• Problem description: Return the lines that follow, exactly as they appear, from the first through the one containing "import numpy as np"; no pictures are to be included.
────────────────
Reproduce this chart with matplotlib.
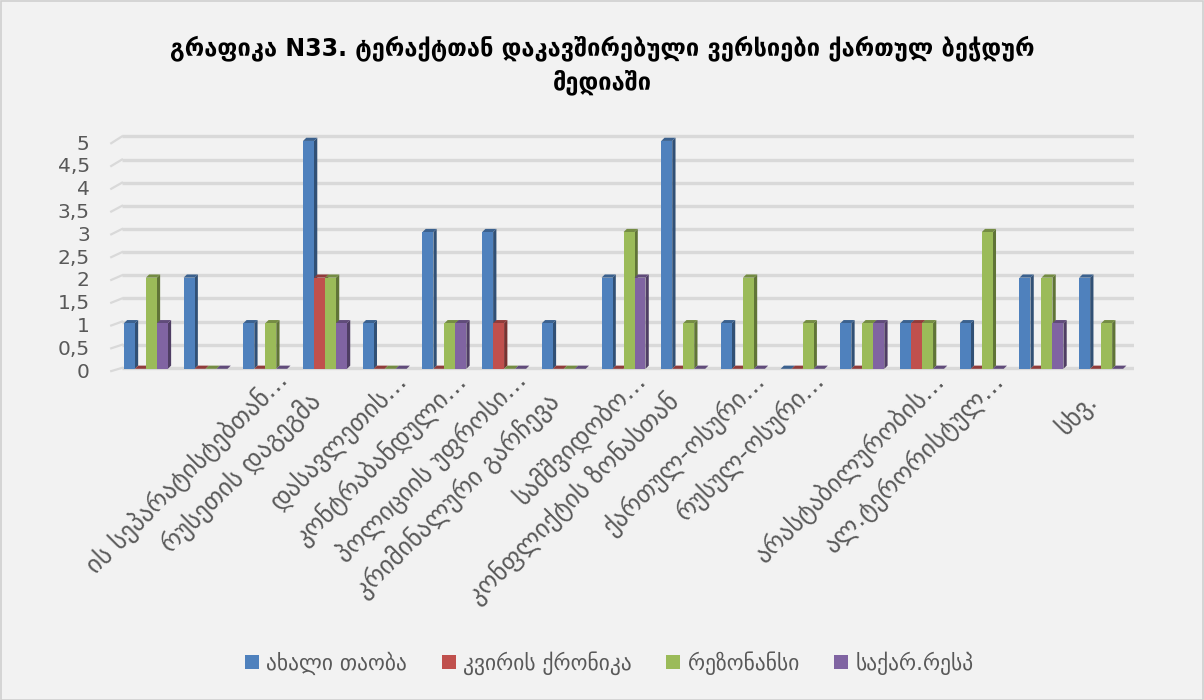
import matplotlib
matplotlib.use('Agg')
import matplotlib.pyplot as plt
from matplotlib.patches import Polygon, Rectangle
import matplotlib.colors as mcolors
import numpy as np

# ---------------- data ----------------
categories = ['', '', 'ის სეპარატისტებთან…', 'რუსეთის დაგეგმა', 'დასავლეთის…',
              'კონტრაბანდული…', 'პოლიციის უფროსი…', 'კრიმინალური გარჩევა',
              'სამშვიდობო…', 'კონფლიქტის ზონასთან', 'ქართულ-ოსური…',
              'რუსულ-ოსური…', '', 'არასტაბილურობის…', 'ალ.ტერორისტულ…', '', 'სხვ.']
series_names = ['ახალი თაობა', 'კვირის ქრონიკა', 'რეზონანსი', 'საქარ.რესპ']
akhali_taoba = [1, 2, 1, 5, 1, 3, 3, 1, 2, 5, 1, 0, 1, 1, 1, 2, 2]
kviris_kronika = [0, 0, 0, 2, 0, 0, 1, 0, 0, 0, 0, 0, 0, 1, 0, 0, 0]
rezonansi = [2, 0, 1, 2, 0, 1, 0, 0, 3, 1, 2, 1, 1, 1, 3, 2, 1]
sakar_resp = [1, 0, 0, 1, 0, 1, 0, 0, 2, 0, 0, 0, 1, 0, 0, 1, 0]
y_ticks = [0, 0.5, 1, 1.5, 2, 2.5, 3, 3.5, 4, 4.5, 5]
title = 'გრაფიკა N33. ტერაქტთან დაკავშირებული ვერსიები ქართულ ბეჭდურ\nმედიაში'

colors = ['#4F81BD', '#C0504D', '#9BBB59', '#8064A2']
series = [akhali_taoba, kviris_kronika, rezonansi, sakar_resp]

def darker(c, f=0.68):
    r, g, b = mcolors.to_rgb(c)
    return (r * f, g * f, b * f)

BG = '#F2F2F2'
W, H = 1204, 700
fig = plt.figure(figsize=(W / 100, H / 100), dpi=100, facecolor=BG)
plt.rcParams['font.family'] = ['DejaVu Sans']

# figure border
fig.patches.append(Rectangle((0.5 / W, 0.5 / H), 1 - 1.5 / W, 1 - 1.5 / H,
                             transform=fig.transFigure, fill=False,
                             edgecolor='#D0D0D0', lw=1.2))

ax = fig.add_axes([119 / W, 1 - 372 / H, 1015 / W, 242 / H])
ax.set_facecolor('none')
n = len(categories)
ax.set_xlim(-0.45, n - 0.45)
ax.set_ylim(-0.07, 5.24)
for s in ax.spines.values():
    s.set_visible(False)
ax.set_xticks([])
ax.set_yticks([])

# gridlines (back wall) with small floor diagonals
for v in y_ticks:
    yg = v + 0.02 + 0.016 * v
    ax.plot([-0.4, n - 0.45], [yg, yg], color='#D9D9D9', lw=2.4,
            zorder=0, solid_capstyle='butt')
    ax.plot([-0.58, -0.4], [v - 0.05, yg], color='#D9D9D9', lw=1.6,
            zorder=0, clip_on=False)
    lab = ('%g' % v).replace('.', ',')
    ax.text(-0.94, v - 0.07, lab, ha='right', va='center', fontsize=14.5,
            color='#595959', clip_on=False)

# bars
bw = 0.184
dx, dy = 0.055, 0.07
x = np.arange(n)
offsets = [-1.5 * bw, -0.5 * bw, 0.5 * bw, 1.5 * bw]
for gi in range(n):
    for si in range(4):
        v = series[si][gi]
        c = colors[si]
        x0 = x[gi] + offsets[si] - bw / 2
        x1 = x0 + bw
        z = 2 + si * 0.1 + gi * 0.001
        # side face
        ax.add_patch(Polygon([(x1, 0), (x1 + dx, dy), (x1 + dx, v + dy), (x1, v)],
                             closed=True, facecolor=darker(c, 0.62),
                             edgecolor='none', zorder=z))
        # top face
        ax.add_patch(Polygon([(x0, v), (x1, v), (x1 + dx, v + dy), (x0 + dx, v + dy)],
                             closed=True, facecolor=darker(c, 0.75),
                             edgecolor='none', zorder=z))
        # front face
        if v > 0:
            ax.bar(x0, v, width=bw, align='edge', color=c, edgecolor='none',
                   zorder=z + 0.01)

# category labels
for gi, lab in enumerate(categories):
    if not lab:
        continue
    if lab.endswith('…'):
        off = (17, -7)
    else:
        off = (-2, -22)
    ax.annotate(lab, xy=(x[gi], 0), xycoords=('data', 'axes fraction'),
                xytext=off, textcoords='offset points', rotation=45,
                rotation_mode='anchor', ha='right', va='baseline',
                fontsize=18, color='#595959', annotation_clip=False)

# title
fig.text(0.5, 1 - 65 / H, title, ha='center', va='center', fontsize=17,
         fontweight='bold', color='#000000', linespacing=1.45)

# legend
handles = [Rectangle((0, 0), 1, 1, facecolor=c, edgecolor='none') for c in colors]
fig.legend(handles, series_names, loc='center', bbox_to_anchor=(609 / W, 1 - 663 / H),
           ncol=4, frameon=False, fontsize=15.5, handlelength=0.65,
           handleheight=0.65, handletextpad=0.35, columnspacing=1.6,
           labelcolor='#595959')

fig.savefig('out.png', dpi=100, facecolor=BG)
────────────────
• The solution:
Reproduce this chart with matplotlib.
import matplotlib
matplotlib.use('Agg')
import matplotlib.pyplot as plt
from matplotlib.patches import Polygon, Rectangle
import matplotlib.colors as mcolors
import numpy as np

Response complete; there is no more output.